Pour évoquer la mort d’un proche, Edward van de Vendel a choisi de tourner le dos à toute une littérature enfantine de la consolation. Ici, l’histoire qui nous est narrée n’est pas un conte à endormir l’enfant pour le divertir des questions qu’il se pose. Dès la première phrase, une violence est affirmée : « Petit lapin stupide doit la fermer. » C’est le père qui se fâche et interdit à son fils de parler. Pourtant, notre petit lapin ne peut pas s’empêcher, justement, de vouloir poser une question. « Ta gueule ! explose Grand lapin. »
Voilà un début qui secoue le lecteur. Mais la question que le petit lapin veut poser doit sortir, elle « ne peut pas rester à l’intérieur ! » Notre animal quitte donc son terrier pour sortir avec lui son entêtante question.
On pense alors être entré dans un album sans concession qui évoque la violence familiale et que c’est peut-être un peu rude pour un gamin. Mais la surprise est au rendez-vous de la deuxième double page qui voit Petit lapin stupide rencontrer un oisillon tombé du nid auquel il va pouvoir enfin poser sa question : « comment c’est quand on est mort ? » Diantre ! Aurait-on là un lapin philosophe ?

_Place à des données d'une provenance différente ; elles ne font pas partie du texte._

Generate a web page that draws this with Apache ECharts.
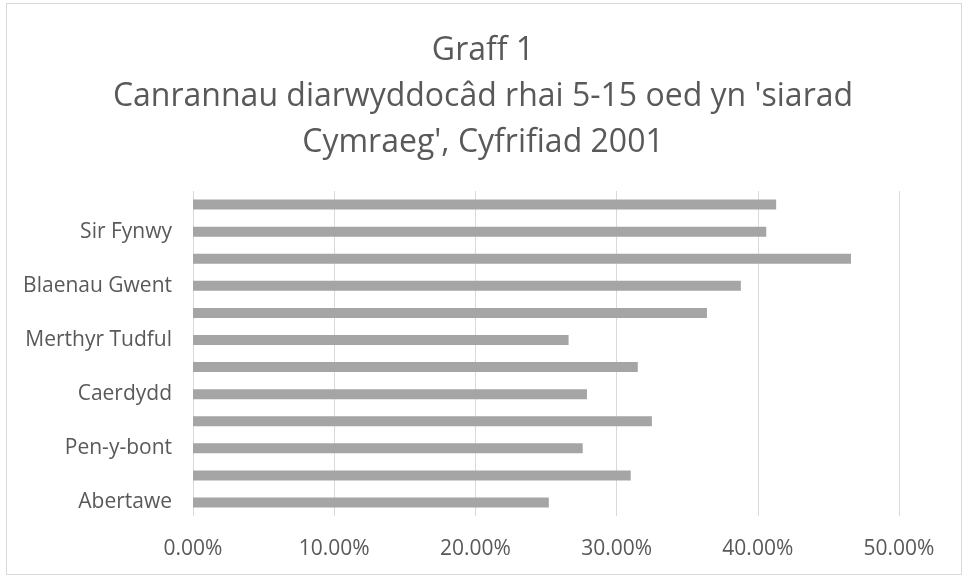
<!DOCTYPE html>
<html>
<head>
<meta charset="utf-8">
<script src="https://cdn.jsdelivr.net/npm/echarts@6/dist/echarts.min.js"></script>
<style>
html,body{margin:0;padding:0;background:#fff;}
#frame{position:absolute;left:6px;top:3px;width:956px;height:572px;border:1px solid #d9d9d9;box-sizing:border-box;}
#chart{position:absolute;left:0;top:0;width:966px;height:579px;}
</style>
</head>
<body>
<div id="frame"></div>
<div id="chart"></div>
<script>
const categories = ['Abertawe','Castell-nedd Port Talbot','Pen-y-bont','Bro Morgannwg','Caerdydd','Rhondda Cynon Taf','Merthyr Tudful','Caerffili','Blaenau Gwent','Torfaen','Sir Fynwy','Casnewydd'];
const values = [25.2, 31.0, 27.6, 32.5, 27.9, 31.5, 26.6, 36.4, 38.8, 46.6, 40.6, 41.3];
const titleText = "Graff 1\nCanrannau diarwyddocâd rhai 5-15 oed yn 'siarad\nCymraeg', Cyfrifiad 2001";

const chart = echarts.init(document.getElementById('chart'));
chart.setOption({
  animation: false,
  title: {
    text: titleText,
    left: 'center',
    top: 23,
    textStyle: {fontFamily: 'Open Sans', fontSize: 32, fontWeight: 'normal', color: '#595959', lineHeight: 46}
  },
  grid: {left: 193, right: 67, top: 191, bottom: 63, containLabel: false},
  xAxis: {
    type: 'value', min: 0, max: 50, interval: 10,
    axisLine: {show: false}, axisTick: {show: false},
    splitLine: {lineStyle: {color: '#d9d9d9', width: 1}},
    axisLabel: {formatter: v => v.toFixed(2) + '%', color: '#595959', fontFamily: 'Open Sans', fontSize: 21, margin: 23}
  },
  yAxis: {
    type: 'category', data: categories,
    axisLine: {show: false}, axisTick: {show: false},
    axisLabel: {interval: 1, color: '#595959', fontFamily: 'Open Sans', fontSize: 21, margin: 21}
  },
  series: [{
    type: 'bar', data: values, barWidth: 10,
    itemStyle: {color: '#a5a5a5'}
  }]
});
</script>
</body>
</html>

L’oisillon tout déplumé a son avis sur la question et la mort telle qu’il la voit possède une image libidineuse et douce. Il est vrai que vu l’état de l’oiseau, il vaut mieux pour lui que la mort soit douce… Notre lapereau continue sa route et tombe sur un vieux crapaud desséché. Même question mais pas même réponse. Pour le vieux batracien la mort c’est du noir et puis c’est tout. Plus loin, c’est une souris grise qui traîne sa douleur d’avoir enfanté mille quatre cents enfants. Pour elle, la mort pourrait bien ressembler à de l’amour tendre auprès d’un « vieux mâle avec des yeux doux ». Toutes ces réponses sont étonnantes. Elles donnent, à leur manière, l’impression que la mort pourrait être une délivrance. Le Hibou sanguinaire (mangeur de petits lapins) la voit comme un festin. Sa silhouette, imposante, rappelle à Petit lapin stupide ce que Vieux lapin disait de lui. Et le voici détalant en sens inverse, pour retourner dans le terrier, recroisant dans sa course la souris, le crapaud et l’oisillon qu’il va aider dans leurs souffrances. C’est que Vieux lapin est mourant dans le terrier.
C’est bien sûr la clé de l’histoire, qu’une lecture attentive aurait laissé entendre à la première page : face à la mort qui se saisit du corps de Vieux lapin notre jeune héros n’avait pas de réponse. Et la douleur du père, pas d’autres moyens de s’exprimer que par sa violente réprimande. On ne dira rien de la fin, sinon qu’elle apporte la lumière qui semblait faire défaut au début du récit.
L’album s’est donc taillé un chemin à contresens des sentiers habituels. Il regarde la mort de face, en restitue l’effroi et accompagne le jeune lecteur dans l’acceptation de l’événement. Les illustrations de Gerda Dendooven se font discrètes face au texte très fort. Elle gomme judicieusement la présence du mourant dans la première illustration et montre ce qui se passe à l’intérieur du lapereau en jouant de l’autonomie de son ombre. Un bel album à parcourir accompagné.
Petit Lapin stupide
Edward van de Vendel
Gerda Dendooven
Traduit du néerlandais par
Séverine Lebrun et Christian Bruel
Éditions Être
n. p., 13 €
Jeunesse Dompter l’effroi
novembre 2003 | Le Matricule des Anges n°48
| par
Thierry Guichard
Un lapereau, venu des Pays-Bas, enquête sur la nature de la mort. Pour faire son deuil sans se raconter d’histoires.
Un livre
Dompter l’effroi
Par
Thierry Guichard
Le Matricule des Anges n°48
, novembre 2003.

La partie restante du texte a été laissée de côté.